Scaling hardware before optimizing queries. A poorly written query on a bigger machine is still a poorly written query. Optimize first, then scale.
Not isolating workloads. Batch jobs and interactive queries compete for the same resources. Use separate warehouses or clusters for different workload types.
Fixed-size infrastructure for variable workloads. If your peak is 10x your baseline, auto-scaling saves 80% compared to provisioning for peak.
Full rebuilds when incremental is possible. Reprocessing 5 years of data every day because "it is simpler" works until the table reaches 10 TB. Build incremental from the start for large tables.
Ignoring the cost curve. What works at 1 TB does not work at 100 TB. Revisit your scaling strategy as data grows. The right approach changes with scale.
Premature optimization. Spending two weeks building an elaborate caching layer for a table that costs $10/month to query is wasted effort. Measure costs before optimizing.
Not monitoring resource utilization. You cannot scale efficiently if you do not know what is bottlenecked. Monitor CPU, memory, I/O, and queue depth.

Key Takeaways

Vertical scaling (bigger machines) is simple but has a ceiling. Horizontal scaling (more machines) is how cloud warehouses handle real growth.
Auto-scaling matches infrastructure to bursty workloads. Use time-based scaling for predictable peaks and load-based scaling for variable demand.

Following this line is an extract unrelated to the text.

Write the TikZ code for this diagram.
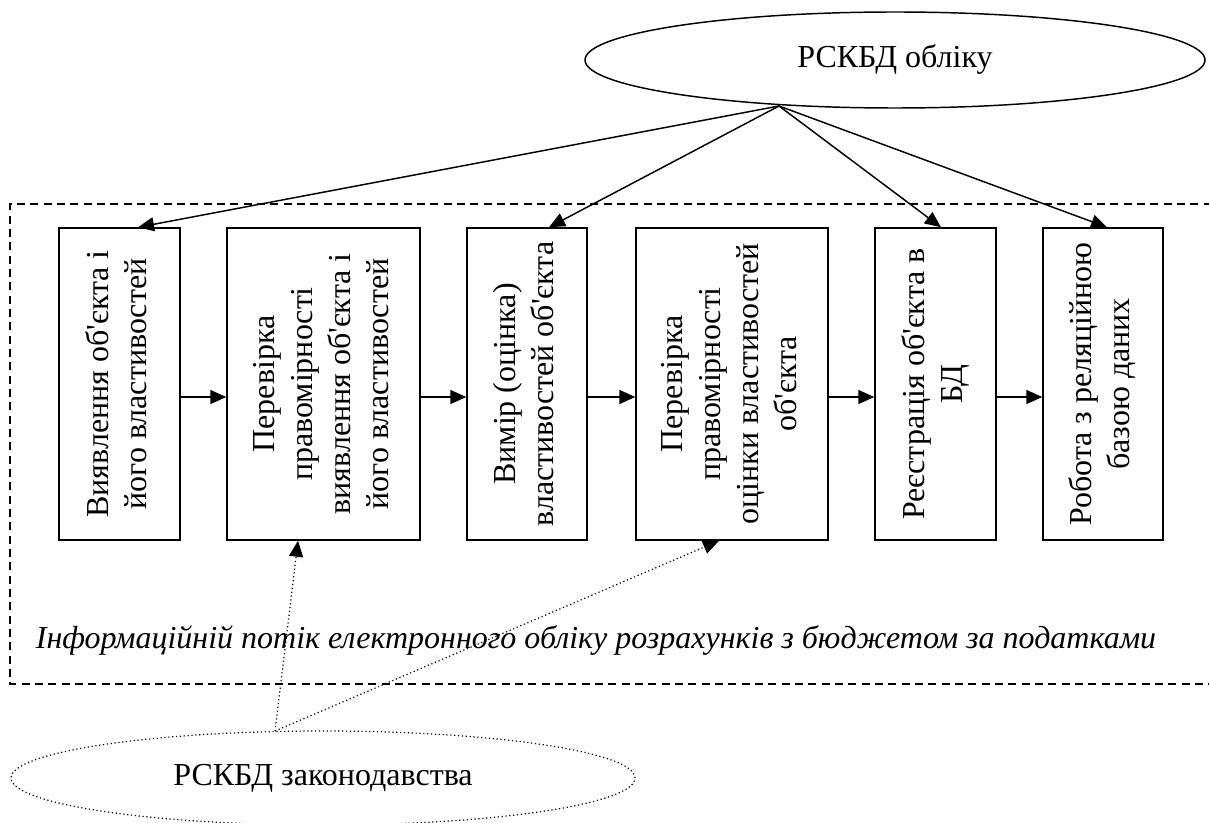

The decision to optimize queries or add hardware depends on the math: compare engineering time cost against compute cost savings over the expected lifetime.
At small scale, more hardware is cheaper than optimization. At large scale, optimization is essential for survival.
Incremental processing is the most impactful scaling technique. Process only new data instead of rebuilding everything.
Optimize in order: query tuning, data organization, caching, architecture changes, then hardware. Each step has a different cost and impact profile.